Repeat each line exactly, leaving nothing out.
+++
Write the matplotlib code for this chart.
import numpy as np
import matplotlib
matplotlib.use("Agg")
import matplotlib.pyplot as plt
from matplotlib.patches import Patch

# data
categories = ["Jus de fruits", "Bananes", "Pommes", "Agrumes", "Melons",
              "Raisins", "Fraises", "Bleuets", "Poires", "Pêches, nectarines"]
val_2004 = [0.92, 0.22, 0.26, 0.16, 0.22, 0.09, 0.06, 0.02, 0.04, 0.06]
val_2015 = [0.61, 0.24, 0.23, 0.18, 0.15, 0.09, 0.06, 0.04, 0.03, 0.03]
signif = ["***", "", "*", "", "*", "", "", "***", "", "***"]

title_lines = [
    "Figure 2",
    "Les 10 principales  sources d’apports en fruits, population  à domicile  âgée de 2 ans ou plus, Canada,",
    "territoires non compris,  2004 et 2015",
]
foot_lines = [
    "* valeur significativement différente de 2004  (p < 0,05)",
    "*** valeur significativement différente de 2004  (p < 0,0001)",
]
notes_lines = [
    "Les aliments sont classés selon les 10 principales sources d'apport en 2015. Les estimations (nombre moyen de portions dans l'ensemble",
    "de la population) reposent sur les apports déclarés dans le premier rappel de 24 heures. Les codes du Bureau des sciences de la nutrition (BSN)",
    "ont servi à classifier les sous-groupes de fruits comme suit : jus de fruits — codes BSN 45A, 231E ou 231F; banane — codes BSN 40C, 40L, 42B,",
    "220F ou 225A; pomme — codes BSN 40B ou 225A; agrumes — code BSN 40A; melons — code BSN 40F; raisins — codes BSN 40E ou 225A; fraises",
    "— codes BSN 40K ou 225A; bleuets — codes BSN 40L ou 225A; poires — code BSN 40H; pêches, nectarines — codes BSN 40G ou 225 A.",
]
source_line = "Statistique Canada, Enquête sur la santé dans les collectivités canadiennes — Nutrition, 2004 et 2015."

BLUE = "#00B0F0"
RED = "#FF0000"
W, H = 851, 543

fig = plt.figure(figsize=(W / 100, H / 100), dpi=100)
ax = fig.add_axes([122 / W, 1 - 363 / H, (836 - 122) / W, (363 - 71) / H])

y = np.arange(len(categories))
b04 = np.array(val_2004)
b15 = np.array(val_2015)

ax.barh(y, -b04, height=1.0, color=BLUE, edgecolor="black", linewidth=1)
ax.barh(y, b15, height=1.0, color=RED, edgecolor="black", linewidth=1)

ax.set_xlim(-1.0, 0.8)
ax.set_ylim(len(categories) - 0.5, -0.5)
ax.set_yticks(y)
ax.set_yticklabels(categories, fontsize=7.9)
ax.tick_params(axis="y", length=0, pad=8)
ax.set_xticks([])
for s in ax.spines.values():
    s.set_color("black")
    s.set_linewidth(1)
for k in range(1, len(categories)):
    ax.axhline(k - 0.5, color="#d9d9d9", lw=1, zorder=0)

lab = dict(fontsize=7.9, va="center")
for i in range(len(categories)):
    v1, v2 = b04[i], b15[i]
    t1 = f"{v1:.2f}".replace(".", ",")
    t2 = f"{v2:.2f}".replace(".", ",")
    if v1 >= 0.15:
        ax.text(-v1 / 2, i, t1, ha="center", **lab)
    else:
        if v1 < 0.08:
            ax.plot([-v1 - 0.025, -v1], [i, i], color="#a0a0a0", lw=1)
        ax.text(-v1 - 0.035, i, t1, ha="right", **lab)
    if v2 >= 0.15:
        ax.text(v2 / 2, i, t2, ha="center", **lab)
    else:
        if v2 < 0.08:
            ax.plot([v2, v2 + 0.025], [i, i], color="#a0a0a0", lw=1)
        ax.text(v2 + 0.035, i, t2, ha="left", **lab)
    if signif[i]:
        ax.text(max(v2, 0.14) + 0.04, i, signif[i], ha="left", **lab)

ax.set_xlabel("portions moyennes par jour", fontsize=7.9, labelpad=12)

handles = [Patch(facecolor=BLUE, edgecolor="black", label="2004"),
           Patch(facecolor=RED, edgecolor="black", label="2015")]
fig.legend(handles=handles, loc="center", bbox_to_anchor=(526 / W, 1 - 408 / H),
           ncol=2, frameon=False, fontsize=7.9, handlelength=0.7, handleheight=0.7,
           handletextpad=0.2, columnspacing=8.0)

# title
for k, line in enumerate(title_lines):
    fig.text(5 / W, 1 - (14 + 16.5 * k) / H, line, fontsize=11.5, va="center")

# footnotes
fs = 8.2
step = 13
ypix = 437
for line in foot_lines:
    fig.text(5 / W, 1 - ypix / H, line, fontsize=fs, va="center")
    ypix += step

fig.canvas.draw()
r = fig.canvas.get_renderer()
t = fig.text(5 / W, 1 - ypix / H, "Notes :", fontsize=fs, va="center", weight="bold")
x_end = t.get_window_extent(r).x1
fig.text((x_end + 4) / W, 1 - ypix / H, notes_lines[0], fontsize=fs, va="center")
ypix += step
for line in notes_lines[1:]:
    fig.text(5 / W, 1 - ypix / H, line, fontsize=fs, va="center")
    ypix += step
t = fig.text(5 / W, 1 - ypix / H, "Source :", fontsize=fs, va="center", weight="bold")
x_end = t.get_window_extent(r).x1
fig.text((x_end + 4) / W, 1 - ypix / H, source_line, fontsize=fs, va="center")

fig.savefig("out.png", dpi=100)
+++
● **Full output**:
Write the matplotlib code for this chart.
import numpy as np
import matplotlib
matplotlib.use("Agg")
import matplotlib.pyplot as plt
from matplotlib.patches import Patch

# data
categories = ["Jus de fruits", "Bananes", "Pommes", "Agrumes", "Melons",
              "Raisins", "Fraises", "Bleuets", "Poires", "Pêches, nectarines"]
val_2004 = [0.92, 0.22, 0.26, 0.16, 0.22, 0.09, 0.06, 0.02, 0.04, 0.06]
val_2015 = [0.61, 0.24, 0.23, 0.18, 0.15, 0.09, 0.06, 0.04, 0.03, 0.03]
signif = ["***", "", "*", "", "*", "", "", "***", "", "***"]

title_lines = [
    "Figure 2",
    "Les 10 principales  sources d’apports en fruits, population  à domicile  âgée de 2 ans ou plus, Canada,",
    "territoires non compris,  2004 et 2015",
]
foot_lines = [
    "* valeur significativement différente de 2004  (p < 0,05)",
    "*** valeur significativement différente de 2004  (p < 0,0001)",
]
notes_lines = [
    "Les aliments sont classés selon les 10 principales sources d'apport en 2015. Les estimations (nombre moyen de portions dans l'ensemble",
    "de la population) reposent sur les apports déclarés dans le premier rappel de 24 heures. Les codes du Bureau des sciences de la nutrition (BSN)",
    "ont servi à classifier les sous-groupes de fruits comme suit : jus de fruits — codes BSN 45A, 231E ou 231F; banane — codes BSN 40C, 40L, 42B,",
    "220F ou 225A; pomme — codes BSN 40B ou 225A; agrumes — code BSN 40A; melons — code BSN 40F; raisins — codes BSN 40E ou 225A; fraises",
    "— codes BSN 40K ou 225A; bleuets — codes BSN 40L ou 225A; poires — code BSN 40H; pêches, nectarines — codes BSN 40G ou 225 A.",
]
source_line = "Statistique Canada, Enquête sur la santé dans les collectivités canadiennes — Nutrition, 2004 et 2015."

BLUE = "#00B0F0"
RED = "#FF0000"
W, H = 851, 543

fig = plt.figure(figsize=(W / 100, H / 100), dpi=100)
ax = fig.add_axes([122 / W, 1 - 363 / H, (836 - 122) / W, (363 - 71) / H])

y = np.arange(len(categories))
b04 = np.array(val_2004)
b15 = np.array(val_2015)

ax.barh(y, -b04, height=1.0, color=BLUE, edgecolor="black", linewidth=1)
ax.barh(y, b15, height=1.0, color=RED, edgecolor="black", linewidth=1)

ax.set_xlim(-1.0, 0.8)
ax.set_ylim(len(categories) - 0.5, -0.5)
ax.set_yticks(y)
ax.set_yticklabels(categories, fontsize=7.9)
ax.tick_params(axis="y", length=0, pad=8)
ax.set_xticks([])
for s in ax.spines.values():
    s.set_color("black")
    s.set_linewidth(1)
for k in range(1, len(categories)):
    ax.axhline(k - 0.5, color="#d9d9d9", lw=1, zorder=0)

lab = dict(fontsize=7.9, va="center")
for i in range(len(categories)):
    v1, v2 = b04[i], b15[i]
    t1 = f"{v1:.2f}".replace(".", ",")
    t2 = f"{v2:.2f}".replace(".", ",")
    if v1 >= 0.15:
        ax.text(-v1 / 2, i, t1, ha="center", **lab)
    else:
        if v1 < 0.08:
            ax.plot([-v1 - 0.025, -v1], [i, i], color="#a0a0a0", lw=1)
        ax.text(-v1 - 0.035, i, t1, ha="right", **lab)
    if v2 >= 0.15:
        ax.text(v2 / 2, i, t2, ha="center", **lab)
    else:
        if v2 < 0.08:
            ax.plot([v2, v2 + 0.025], [i, i], color="#a0a0a0", lw=1)
        ax.text(v2 + 0.035, i, t2, ha="left", **lab)
    if signif[i]:
        ax.text(max(v2, 0.14) + 0.04, i, signif[i], ha="left", **lab)

ax.set_xlabel("portions moyennes par jour", fontsize=7.9, labelpad=12)

handles = [Patch(facecolor=BLUE, edgecolor="black", label="2004"),
           Patch(facecolor=RED, edgecolor="black", label="2015")]
fig.legend(handles=handles, loc="center", bbox_to_anchor=(526 / W, 1 - 408 / H),
           ncol=2, frameon=False, fontsize=7.9, handlelength=0.7, handleheight=0.7,
           handletextpad=0.2, columnspacing=8.0)

# title
for k, line in enumerate(title_lines):
    fig.text(5 / W, 1 - (14 + 16.5 * k) / H, line, fontsize=11.5, va="center")

# footnotes
fs = 8.2
step = 13
ypix = 437
for line in foot_lines:
    fig.text(5 / W, 1 - ypix / H, line, fontsize=fs, va="center")
    ypix += step

fig.canvas.draw()
r = fig.canvas.get_renderer()
t = fig.text(5 / W, 1 - ypix / H, "Notes :", fontsize=fs, va="center", weight="bold")
x_end = t.get_window_extent(r).x1
fig.text((x_end + 4) / W, 1 - ypix / H, notes_lines[0], fontsize=fs, va="center")
ypix += step
for line in notes_lines[1:]:
    fig.text(5 / W, 1 - ypix / H, line, fontsize=fs, va="center")
    ypix += step
t = fig.text(5 / W, 1 - ypix / H, "Source :", fontsize=fs, va="center", weight="bold")
x_end = t.get_window_extent(r).x1
fig.text((x_end + 4) / W, 1 - ypix / H, source_line, fontsize=fs, va="center")

fig.savefig("out.png", dpi=100)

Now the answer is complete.